This is somewhat of a reference request. In several posts on the rank of products of matrices (e.g., Full-rank condition for product of two matrices), it is stated that
$$ \operatorname{rank} (AB) = \operatorname{rank} (B) - \dim \big(\operatorname{N} (A) \cap \operatorname{R} (B)\big) $$
It appears that this is a classic result, though I am not familiar with it. If anyone can point me to a textbook that discusses it and other rank inequalities, that would be much appreciated!

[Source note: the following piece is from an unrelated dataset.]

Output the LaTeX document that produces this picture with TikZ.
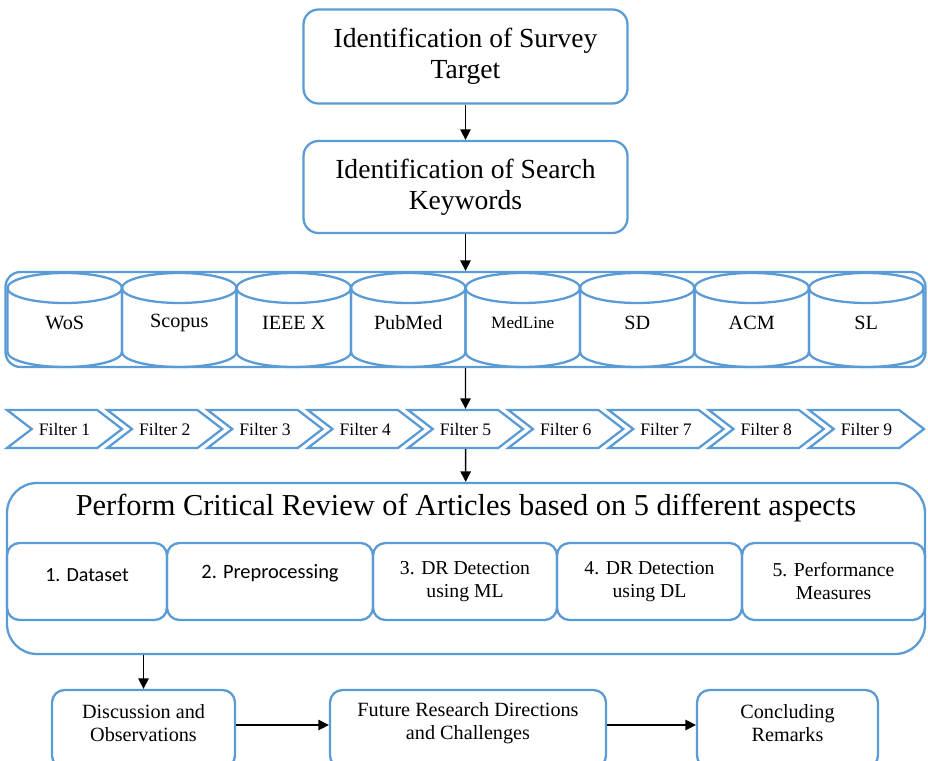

Suppose there exists a $v$ with $B u = v$ and $A v = 0$. What is $AB u$? Can you take it from there?
EDIT: typo.
Suppose $A\in\mathbb{R}^{p\times n}, B\in\mathbb{R}^{n\times q}$. Firstly, note that $$\{Bx~|~ABx=0\}=\mathrm{N}(A)\cap\mathrm{R}(B).$$ The left side can also be regarded as the image of $B$ which is restricted to $\mathrm{N}(AB)$. Denote the restriction of $B$ to $\mathrm{N}(AB)$, that is $B|_{\mathrm{N}(AB)}$, by $\hat{B}$, and then $\mathrm{R}(\hat{B})=\mathrm{N}(A)\cap\mathrm{R}(B)$. According to the rank-nullity theorem, one obtains \begin{align*} \text{dim}(\mathrm{R}(\hat{B})) &= \text{dim}(\mathrm{N}(AB))-\text{dim}(\mathrm{N}(\hat{B}))\\ &=\text{dim}(\mathrm{N}(AB))-\text{dim}(\mathrm{N}(B))\\ &=(q-\text{rank}(AB))-(q-\text{rank}(B))\\ &=\text{rank}(B)-\text{rank}(AB), \end{align*} where the above second equality results from the fact that $$ \mathrm{N}(\hat{B})=\{x\in\mathrm{N}(AB)~|~Bx=0\}=\{x~|~Bx=0\}=\mathrm{N}(B). $$ For a reference, one can refer to Page 133 in Matrix algebra and its applications to statistics and econometrics.